→ WORK REQUIRED
Each line below must be set down exactly; omit any image you find.

[Charts and diagrams as code]
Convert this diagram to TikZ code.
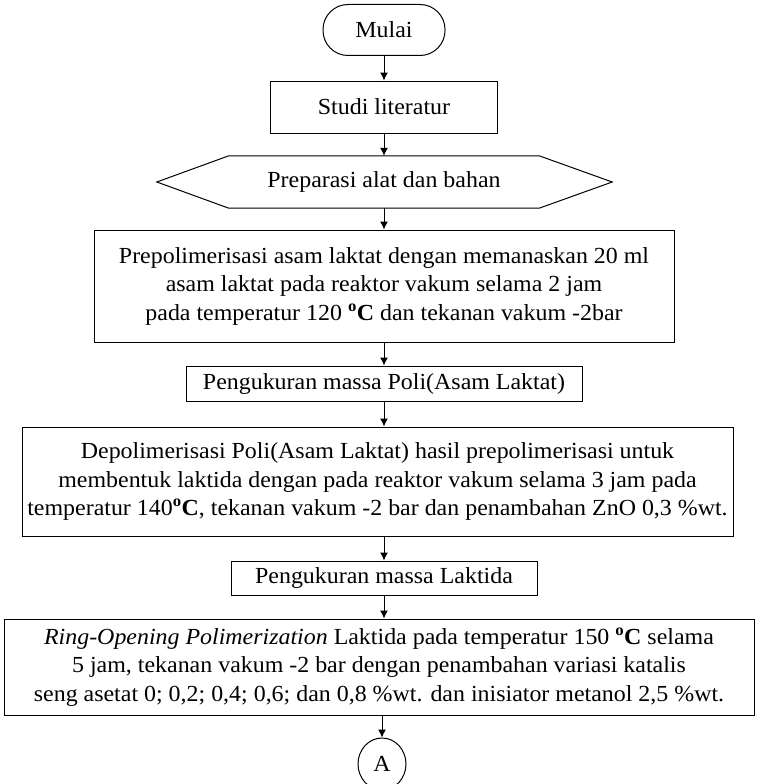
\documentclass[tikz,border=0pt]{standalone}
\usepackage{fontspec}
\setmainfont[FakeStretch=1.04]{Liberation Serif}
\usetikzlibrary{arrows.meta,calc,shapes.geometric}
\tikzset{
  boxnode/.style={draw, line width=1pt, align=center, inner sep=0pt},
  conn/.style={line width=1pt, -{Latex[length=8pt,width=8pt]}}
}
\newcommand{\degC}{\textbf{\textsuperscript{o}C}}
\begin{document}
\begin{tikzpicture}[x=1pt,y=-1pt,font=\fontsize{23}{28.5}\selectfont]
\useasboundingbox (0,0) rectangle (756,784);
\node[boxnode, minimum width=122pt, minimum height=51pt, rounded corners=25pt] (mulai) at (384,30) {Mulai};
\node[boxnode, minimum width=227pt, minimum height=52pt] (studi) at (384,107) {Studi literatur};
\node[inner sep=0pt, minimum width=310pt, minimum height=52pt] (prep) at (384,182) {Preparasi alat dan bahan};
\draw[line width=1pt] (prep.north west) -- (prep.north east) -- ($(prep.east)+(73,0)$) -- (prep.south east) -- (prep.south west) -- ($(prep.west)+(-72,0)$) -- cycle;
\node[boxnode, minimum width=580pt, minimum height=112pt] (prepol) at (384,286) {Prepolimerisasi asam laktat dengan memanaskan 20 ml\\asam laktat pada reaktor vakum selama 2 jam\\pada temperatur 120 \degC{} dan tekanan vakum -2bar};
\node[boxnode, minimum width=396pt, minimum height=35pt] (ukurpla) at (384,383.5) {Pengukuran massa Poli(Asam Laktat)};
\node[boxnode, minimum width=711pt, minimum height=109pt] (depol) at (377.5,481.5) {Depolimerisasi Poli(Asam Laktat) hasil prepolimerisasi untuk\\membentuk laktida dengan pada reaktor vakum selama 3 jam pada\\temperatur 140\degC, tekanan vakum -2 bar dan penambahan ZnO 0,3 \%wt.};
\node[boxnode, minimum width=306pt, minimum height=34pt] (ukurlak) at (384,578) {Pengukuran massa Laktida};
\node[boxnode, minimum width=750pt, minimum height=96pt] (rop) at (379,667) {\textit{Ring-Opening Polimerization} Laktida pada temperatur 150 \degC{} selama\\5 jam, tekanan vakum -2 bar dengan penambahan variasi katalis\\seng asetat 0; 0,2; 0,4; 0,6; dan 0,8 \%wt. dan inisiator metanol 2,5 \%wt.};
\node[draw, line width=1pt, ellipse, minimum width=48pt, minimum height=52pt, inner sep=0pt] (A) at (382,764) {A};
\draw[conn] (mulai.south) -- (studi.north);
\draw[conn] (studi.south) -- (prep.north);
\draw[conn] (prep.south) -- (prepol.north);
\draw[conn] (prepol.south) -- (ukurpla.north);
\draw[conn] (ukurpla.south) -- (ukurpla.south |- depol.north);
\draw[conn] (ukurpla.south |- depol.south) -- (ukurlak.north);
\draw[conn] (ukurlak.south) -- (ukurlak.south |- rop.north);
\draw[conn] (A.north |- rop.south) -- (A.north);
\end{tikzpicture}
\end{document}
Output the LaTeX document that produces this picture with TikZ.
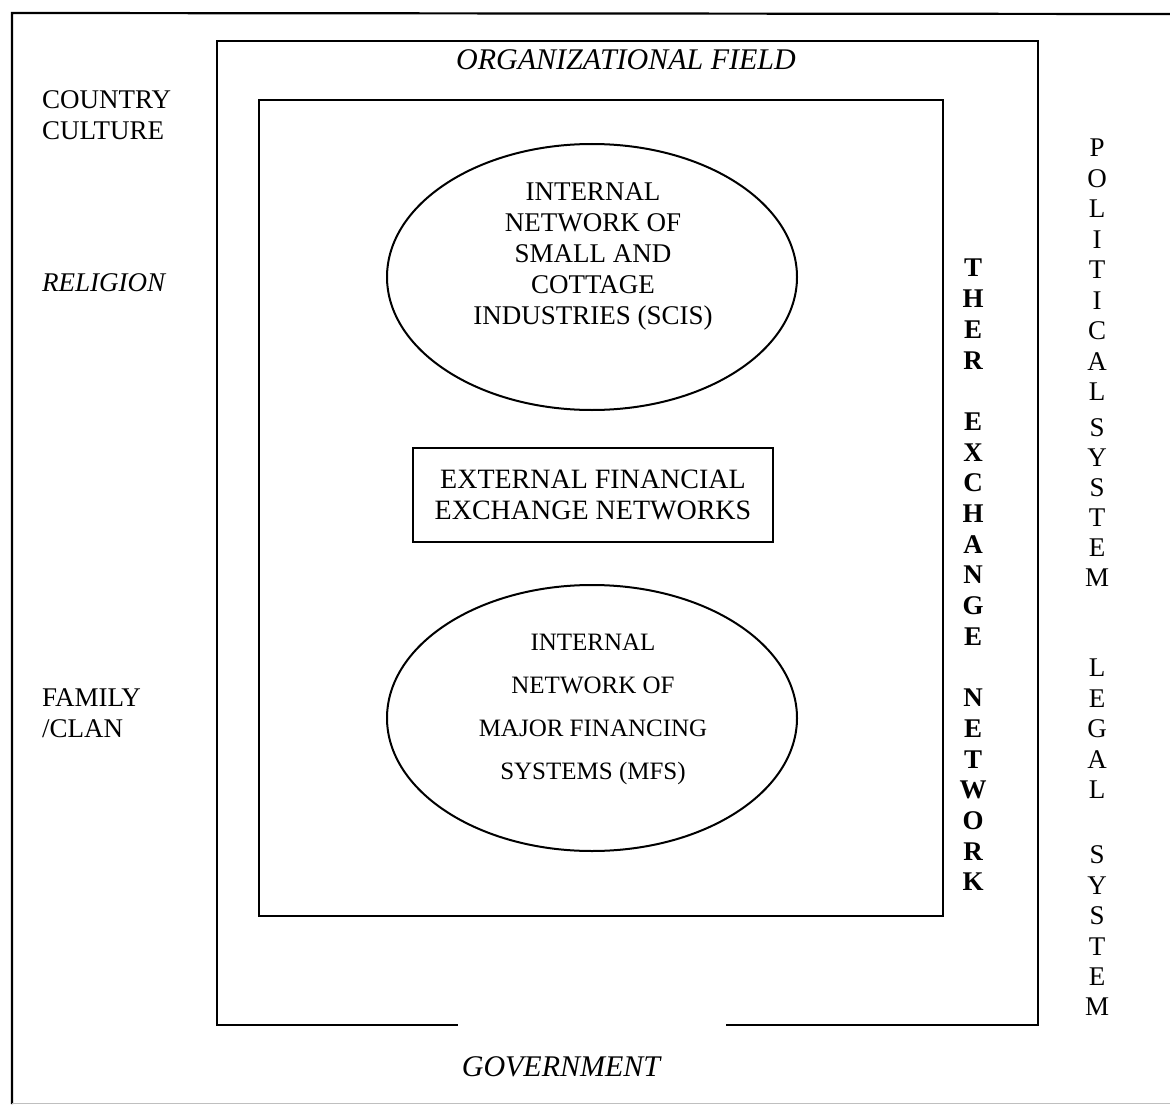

→ OUTPUT OF THE EXERCISE
Convert this diagram to TikZ code.
\documentclass[tikz,border=0pt]{standalone}
\usepackage{fontspec}
\setmainfont[FakeStretch=1.04]{Liberation Serif}
\usetikzlibrary{arrows.meta,calc,shapes.geometric}
\tikzset{
  boxnode/.style={draw, line width=1pt, align=center, inner sep=0pt},
  conn/.style={line width=1pt, -{Latex[length=8pt,width=8pt]}}
}
\newcommand{\degC}{\textbf{\textsuperscript{o}C}}
\begin{document}
\begin{tikzpicture}[x=1pt,y=-1pt,font=\fontsize{23}{28.5}\selectfont]
\useasboundingbox (0,0) rectangle (756,784);
\node[boxnode, minimum width=122pt, minimum height=51pt, rounded corners=25pt] (mulai) at (384,30) {Mulai};
\node[boxnode, minimum width=227pt, minimum height=52pt] (studi) at (384,107) {Studi literatur};
\node[inner sep=0pt, minimum width=310pt, minimum height=52pt] (prep) at (384,182) {Preparasi alat dan bahan};
\draw[line width=1pt] (prep.north west) -- (prep.north east) -- ($(prep.east)+(73,0)$) -- (prep.south east) -- (prep.south west) -- ($(prep.west)+(-72,0)$) -- cycle;
\node[boxnode, minimum width=580pt, minimum height=112pt] (prepol) at (384,286) {Prepolimerisasi asam laktat dengan memanaskan 20 ml\\asam laktat pada reaktor vakum selama 2 jam\\pada temperatur 120 \degC{} dan tekanan vakum -2bar};
\node[boxnode, minimum width=396pt, minimum height=35pt] (ukurpla) at (384,383.5) {Pengukuran massa Poli(Asam Laktat)};
\node[boxnode, minimum width=711pt, minimum height=109pt] (depol) at (377.5,481.5) {Depolimerisasi Poli(Asam Laktat) hasil prepolimerisasi untuk\\membentuk laktida dengan pada reaktor vakum selama 3 jam pada\\temperatur 140\degC, tekanan vakum -2 bar dan penambahan ZnO 0,3 \%wt.};
\node[boxnode, minimum width=306pt, minimum height=34pt] (ukurlak) at (384,578) {Pengukuran massa Laktida};
\node[boxnode, minimum width=750pt, minimum height=96pt] (rop) at (379,667) {\textit{Ring-Opening Polimerization} Laktida pada temperatur 150 \degC{} selama\\5 jam, tekanan vakum -2 bar dengan penambahan variasi katalis\\seng asetat 0; 0,2; 0,4; 0,6; dan 0,8 \%wt. dan inisiator metanol 2,5 \%wt.};
\node[draw, line width=1pt, ellipse, minimum width=48pt, minimum height=52pt, inner sep=0pt] (A) at (382,764) {A};
\draw[conn] (mulai.south) -- (studi.north);
\draw[conn] (studi.south) -- (prep.north);
\draw[conn] (prep.south) -- (prepol.north);
\draw[conn] (prepol.south) -- (ukurpla.north);
\draw[conn] (ukurpla.south) -- (ukurpla.south |- depol.north);
\draw[conn] (ukurpla.south |- depol.south) -- (ukurlak.north);
\draw[conn] (ukurlak.south) -- (ukurlak.south |- rop.north);
\draw[conn] (A.north |- rop.south) -- (A.north);
\end{tikzpicture}
\end{document}
Output the LaTeX document that produces this picture with TikZ.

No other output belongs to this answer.